Gov. Rick Scott and Florida Surgeon General Celeste Philip participated in a Zika roundtable discussion in Palm Beach County Tuesday morning to discuss the issue.
"I've asked the CDC to do another phone call with all of our health care providers so they can continue to educate the public," Scott said. "You heard just in our conversation here: the most important thing is all of us are responsible. We've got to get rid of the standing water so we don't have these mosquitoes breed in our yard or anywhere we are. If we can stop the mosquitoes, we can make sure that we don't have an expansion of more Zika cases in our state."
There have previously been two other Zika-related microcephaly births in the United States, one in Hawaii and one in New Jersey, according to a DOH representative.
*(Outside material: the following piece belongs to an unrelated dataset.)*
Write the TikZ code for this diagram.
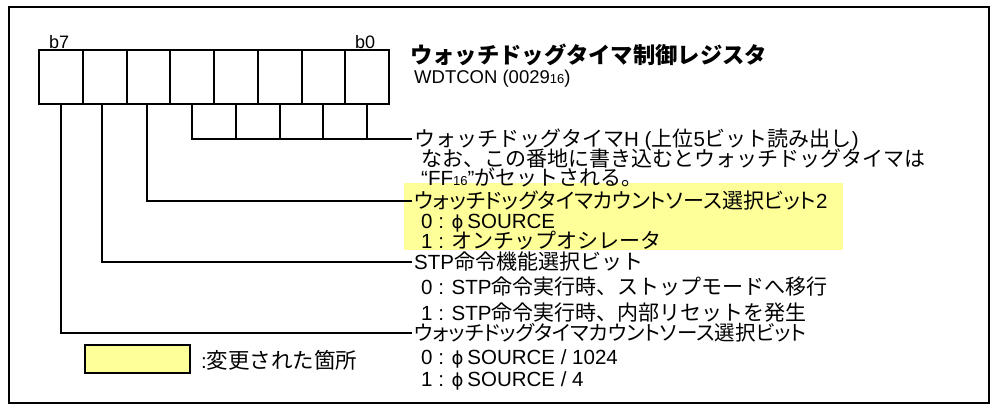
\documentclass[tikz,border=0pt]{standalone}
\usepackage{fontspec}
\setmainfont{Liberation Sans}
\newfontfamily\jpf{Noto Sans CJK JP}
\newfontfamily\jpp[RawFeature=+palt]{Noto Sans CJK JP}
\newfontfamily\symf{DejaVu Sans}
\definecolor{hly}{HTML}{FFFF99}
\newcommand\jt[1]{{\jpf\fontsize{21}{20}\selectfont #1}}
\newcommand\jpr[1]{{\jpp\fontsize{21}{20}\selectfont #1}}
\newcommand\phisym{{\symf\fontsize{18}{20}\selectfont ϕ}}
\newcommand\smallsub[1]{{\fontsize{13}{13}\selectfont #1}}
\tikzset{
  cell/.style={draw, line width=2pt, minimum width=43.75pt, minimum height=54pt, inner sep=0pt},
  conn/.style={line width=2pt},
  txt/.style={anchor=west, inner xsep=2pt, inner ysep=0pt, text height=15pt, text depth=0pt, font=\fontsize{20.5}{20}\selectfont},
}
\begin{document}
\begin{tikzpicture}[x=1pt,y=-1pt]
\useasboundingbox (0,0) rectangle (991,405);
\draw[line width=2pt] (9,7) rectangle (989,403);
\fill[hly] (404,183) rectangle (843,250);
% register cells
\foreach \i in {0,...,7} \node[cell] (c\i) at ({39+43.75*(7-\i)+21.875},77) {};
\node[anchor=base west, inner sep=0pt, font=\fontsize{18}{18}\selectfont] (b7) at (49,48) {b7};
\node[anchor=base west, inner sep=0pt, font=\fontsize{18}{18}\selectfont] (b0) at (355,48) {b0};
% title
\node[anchor=west, inner xsep=2pt, inner ysep=0pt, text height=19pt, text depth=1pt] (title) at (408,54)
  {{\jpf\bfseries\fontsize{22.3}{22}\selectfont ウォッチドッグタイマ制御レジスタ}};
\node[anchor=west, inner xsep=2pt, inner ysep=0pt, text height=13pt, text depth=0pt, font=\fontsize{18.5}{18}\selectfont] (reg) at (412,77)
  {WDTCON (0029\smallsub{16})};
% descriptions
\node[txt] (t1) at (412,138.5) {\jt{ウォッチドッグタイマ}H (\jt{上位}5\jt{ビット読み出し})};
\node[txt] (t2) at (419,159) {\jt{なお、この番地に書き込むとウォッチドッグタイマは}};
\node[txt] (t3) at (419,178) {“FF\smallsub{16}”\jt{がセットされる。}};
\node[txt] (t4) at (412,200.5) {\jpr{ウォッチドッグタイマカウントソース選択ビット}2};
\node[txt] (t5) at (419,221) {0 : \phisym\hspace{4pt}SOURCE};
\node[txt] (t6) at (419,241) {1 : \jt{オンチップオシレータ}};
\node[txt] (t7) at (412,262) {STP\jt{命令機能選択ビット}};
\node[txt] (t8) at (419,287) {0 : STP\jt{命令実行時、ストップモードへ移行}};
\node[txt] (t9) at (419,313) {1 : STP\jt{命令実行時、内部リセットを発生}};
\node[txt] (t10) at (412,333) {{\jpp\fontsize{20.5}{20}\selectfont ウォッチドッグタイマカウントソース選択ビット}};
\node[txt] (t11) at (419,357) {0 : \phisym\hspace{4pt}SOURCE / 1024};
\node[txt] (t12) at (419,379) {1 : \phisym\hspace{4pt}SOURCE / 4};
% connectors
\draw[conn] (c4.south) |- (t1.west);
\foreach \i in {3,2,1,0} \draw[conn] (c\i.south) -- (c\i.south |- t1.west);
\draw[conn] ([xshift=-1pt]c5.south) |- (t4.west);
\draw[conn] ([xshift=-3pt]c6.south) |- (t7.west);
\draw[conn] (c7.south) |- (t10.west);
% legend
\node[draw, fill=hly, line width=1.5pt, minimum width=105pt, minimum height=28pt, inner sep=0pt] (leg) at (137.5,359) {};
\node[txt] (legtxt) at (199,361) {:{\jpf\fontsize{21.5}{20}\selectfont 変更された箇所}};
\end{tikzpicture}
\end{document}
According to the Centers for Disease Control and Prevention, the Zika virus typically causes a mild rash, fever and joint pain. Only one in five people infected with the virus are symptomatic, but the virus can cause serious problems for pregnant women.
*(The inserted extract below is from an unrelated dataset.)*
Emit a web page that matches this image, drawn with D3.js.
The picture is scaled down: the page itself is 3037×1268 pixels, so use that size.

"CDC recommends that women who are pregnant or thinking of becoming pregnant postpone travel to Zika affected areas," the DOH said in a statement Tuesday. "According to CDC guidance, providers should consider testing all pregnant women with a history of travel to a Zika affected area for the virus. CDC also recommends that a pregnant woman with a history of Zika virus and her provider should consider additional ultrasounds."
Microcephaly is a rare neurological condition in which babies are born with abnormally small heads and incomplete brain development.
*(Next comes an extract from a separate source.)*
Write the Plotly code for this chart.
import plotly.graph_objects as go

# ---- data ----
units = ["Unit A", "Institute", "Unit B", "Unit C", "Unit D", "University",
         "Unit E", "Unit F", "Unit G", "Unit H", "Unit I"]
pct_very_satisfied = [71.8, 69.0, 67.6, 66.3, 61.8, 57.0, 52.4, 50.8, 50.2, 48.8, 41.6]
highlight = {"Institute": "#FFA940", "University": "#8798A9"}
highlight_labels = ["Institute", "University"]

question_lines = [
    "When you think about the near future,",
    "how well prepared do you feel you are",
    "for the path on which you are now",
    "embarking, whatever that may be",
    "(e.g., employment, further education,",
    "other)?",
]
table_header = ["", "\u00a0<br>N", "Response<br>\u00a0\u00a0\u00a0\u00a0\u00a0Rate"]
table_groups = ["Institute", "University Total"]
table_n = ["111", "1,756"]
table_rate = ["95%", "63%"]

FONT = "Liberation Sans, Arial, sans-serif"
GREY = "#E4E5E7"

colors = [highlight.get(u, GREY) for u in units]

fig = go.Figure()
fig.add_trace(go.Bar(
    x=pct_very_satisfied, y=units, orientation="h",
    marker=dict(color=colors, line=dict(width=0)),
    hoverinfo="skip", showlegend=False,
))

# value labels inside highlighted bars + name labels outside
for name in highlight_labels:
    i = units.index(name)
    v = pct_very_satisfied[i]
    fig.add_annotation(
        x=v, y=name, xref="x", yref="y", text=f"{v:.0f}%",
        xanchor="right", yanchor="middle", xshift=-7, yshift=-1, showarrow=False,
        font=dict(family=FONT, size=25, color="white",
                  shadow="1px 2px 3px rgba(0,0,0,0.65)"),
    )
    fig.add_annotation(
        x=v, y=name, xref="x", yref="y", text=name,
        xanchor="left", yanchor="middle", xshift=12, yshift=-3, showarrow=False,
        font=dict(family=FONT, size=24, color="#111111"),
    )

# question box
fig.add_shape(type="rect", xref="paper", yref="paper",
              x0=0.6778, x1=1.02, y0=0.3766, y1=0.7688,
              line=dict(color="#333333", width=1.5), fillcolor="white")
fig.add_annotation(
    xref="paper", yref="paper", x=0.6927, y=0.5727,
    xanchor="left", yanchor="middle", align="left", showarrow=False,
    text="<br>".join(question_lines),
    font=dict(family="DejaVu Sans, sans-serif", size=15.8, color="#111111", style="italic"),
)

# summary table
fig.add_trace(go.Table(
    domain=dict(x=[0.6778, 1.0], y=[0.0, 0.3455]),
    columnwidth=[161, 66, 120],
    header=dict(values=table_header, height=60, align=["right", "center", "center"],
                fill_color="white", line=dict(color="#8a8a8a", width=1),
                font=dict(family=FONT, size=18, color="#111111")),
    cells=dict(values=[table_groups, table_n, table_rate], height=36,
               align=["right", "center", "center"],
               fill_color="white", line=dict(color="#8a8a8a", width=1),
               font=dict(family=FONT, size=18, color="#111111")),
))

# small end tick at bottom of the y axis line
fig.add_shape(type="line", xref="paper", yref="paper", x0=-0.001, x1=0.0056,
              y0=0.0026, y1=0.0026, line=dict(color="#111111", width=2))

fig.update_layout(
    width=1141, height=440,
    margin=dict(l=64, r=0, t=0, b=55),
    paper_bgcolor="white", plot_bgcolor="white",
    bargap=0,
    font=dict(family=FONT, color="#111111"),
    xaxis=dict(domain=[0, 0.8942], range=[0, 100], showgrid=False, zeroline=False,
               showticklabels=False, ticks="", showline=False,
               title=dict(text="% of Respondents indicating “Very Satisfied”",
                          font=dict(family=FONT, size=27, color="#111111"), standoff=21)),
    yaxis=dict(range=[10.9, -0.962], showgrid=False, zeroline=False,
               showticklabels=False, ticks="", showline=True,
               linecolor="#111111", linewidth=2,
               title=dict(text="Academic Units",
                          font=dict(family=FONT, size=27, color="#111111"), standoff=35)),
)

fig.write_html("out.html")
Health officials said microcephaly is usually the result of the brain developing abnormally in the womb or not growing as it should after birth.
Babies born with the defect often have a range of problems, including developmental delay, intellectual disability, problems with movement and balance, hearing loss and vision problems.
According to the Mayo Clinic, there is no treatment for microcephaly, but speech and occupational therapies might help enhance a child's development.
Florida health officials said Tuesday there have been 227 confirmed travel-related Zika virus cases in the state, including 40 pregnant women. Miami-Dade County leads the state with 65 confirmed cases.